Reply with the count of lines holding "this", nothing more.
begin
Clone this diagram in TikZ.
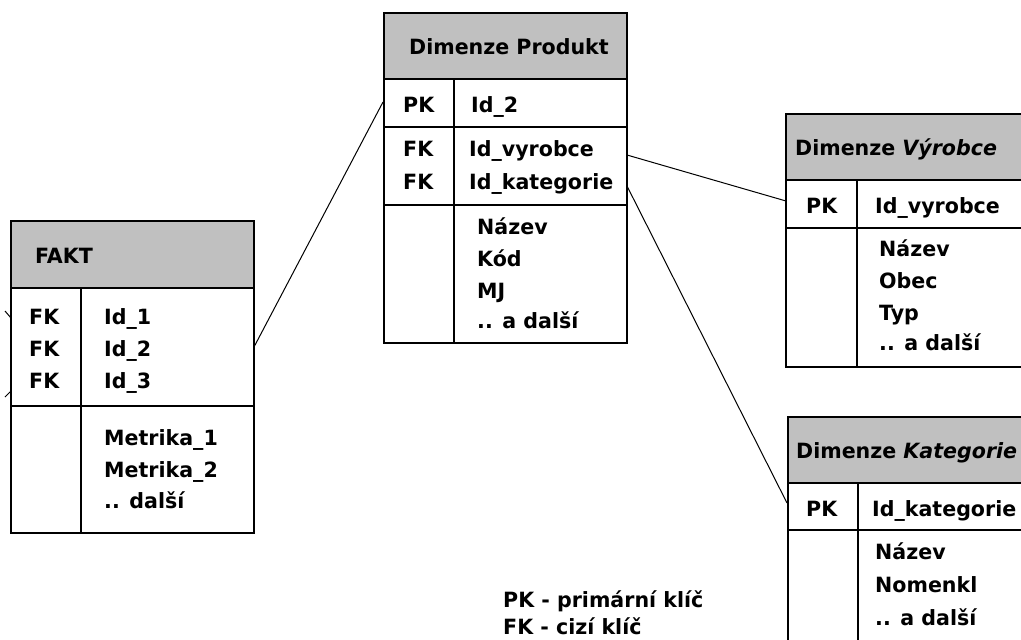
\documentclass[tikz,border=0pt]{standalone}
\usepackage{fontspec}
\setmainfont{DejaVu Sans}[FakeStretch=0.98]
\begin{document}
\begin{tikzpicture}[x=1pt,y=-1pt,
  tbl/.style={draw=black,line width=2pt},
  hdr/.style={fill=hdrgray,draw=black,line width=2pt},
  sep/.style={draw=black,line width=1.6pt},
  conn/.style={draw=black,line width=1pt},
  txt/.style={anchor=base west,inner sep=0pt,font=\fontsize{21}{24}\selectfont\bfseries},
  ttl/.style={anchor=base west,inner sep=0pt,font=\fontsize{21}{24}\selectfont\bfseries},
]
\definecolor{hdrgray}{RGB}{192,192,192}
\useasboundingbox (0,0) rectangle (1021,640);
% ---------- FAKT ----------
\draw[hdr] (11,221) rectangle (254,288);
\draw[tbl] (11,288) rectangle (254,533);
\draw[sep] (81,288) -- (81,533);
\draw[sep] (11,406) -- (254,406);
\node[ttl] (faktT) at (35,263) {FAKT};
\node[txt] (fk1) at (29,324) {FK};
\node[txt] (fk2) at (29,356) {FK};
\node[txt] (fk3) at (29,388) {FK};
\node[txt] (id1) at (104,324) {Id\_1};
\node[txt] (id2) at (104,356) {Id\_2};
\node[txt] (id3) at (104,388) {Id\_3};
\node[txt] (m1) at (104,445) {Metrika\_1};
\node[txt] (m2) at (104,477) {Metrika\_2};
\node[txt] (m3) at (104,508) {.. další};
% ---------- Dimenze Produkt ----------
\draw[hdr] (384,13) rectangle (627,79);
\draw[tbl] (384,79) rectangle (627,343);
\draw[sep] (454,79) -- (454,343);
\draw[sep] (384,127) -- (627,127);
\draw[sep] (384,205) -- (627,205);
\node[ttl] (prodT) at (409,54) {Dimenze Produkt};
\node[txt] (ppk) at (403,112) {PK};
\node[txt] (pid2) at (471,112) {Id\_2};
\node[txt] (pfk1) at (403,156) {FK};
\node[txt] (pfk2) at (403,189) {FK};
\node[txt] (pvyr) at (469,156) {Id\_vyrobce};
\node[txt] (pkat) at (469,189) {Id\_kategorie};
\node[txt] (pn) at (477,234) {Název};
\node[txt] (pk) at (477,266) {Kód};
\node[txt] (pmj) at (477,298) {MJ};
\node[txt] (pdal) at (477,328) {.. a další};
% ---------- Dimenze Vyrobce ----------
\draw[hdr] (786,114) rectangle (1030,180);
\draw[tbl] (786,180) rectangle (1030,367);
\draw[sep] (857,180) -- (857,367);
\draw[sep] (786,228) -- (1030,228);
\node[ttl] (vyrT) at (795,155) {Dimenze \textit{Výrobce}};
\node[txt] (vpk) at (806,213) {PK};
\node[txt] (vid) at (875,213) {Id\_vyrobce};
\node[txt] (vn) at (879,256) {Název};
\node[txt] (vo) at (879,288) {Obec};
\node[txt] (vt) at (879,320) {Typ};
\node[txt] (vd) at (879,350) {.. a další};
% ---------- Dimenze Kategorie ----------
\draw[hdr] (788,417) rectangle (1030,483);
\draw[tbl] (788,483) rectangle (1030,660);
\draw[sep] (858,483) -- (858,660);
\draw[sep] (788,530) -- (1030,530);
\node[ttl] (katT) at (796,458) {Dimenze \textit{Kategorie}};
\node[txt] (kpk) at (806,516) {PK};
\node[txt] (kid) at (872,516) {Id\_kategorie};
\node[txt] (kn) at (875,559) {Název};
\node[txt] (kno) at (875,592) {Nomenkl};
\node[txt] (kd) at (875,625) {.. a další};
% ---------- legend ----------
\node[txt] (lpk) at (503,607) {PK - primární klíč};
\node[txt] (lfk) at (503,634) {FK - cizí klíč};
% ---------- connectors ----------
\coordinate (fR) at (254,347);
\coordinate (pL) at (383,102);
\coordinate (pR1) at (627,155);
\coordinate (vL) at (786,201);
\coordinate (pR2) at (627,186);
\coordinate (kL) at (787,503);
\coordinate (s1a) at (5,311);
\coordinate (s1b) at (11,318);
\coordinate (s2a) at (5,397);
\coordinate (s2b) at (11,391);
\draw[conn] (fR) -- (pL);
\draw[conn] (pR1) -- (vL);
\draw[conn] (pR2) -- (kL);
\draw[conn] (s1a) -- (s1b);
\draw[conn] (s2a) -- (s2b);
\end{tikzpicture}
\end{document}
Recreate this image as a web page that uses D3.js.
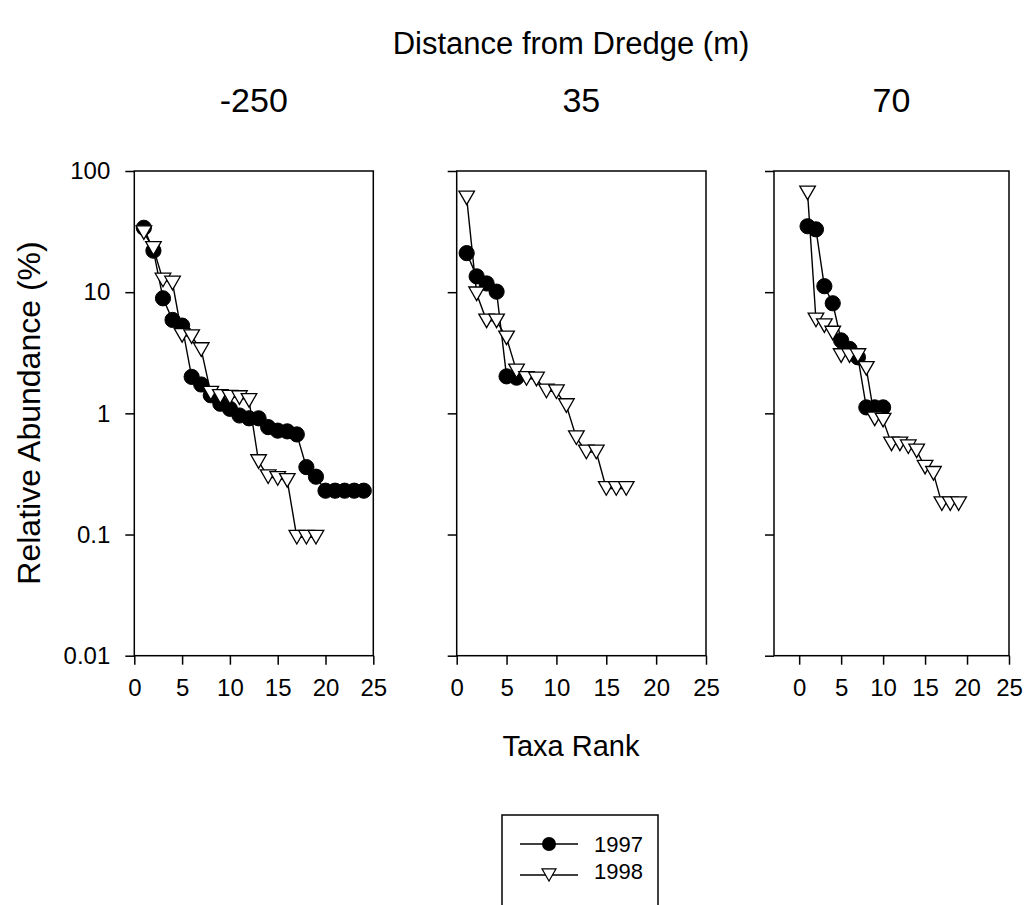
end
§ **ANSWER TO THE EXERCISE**
2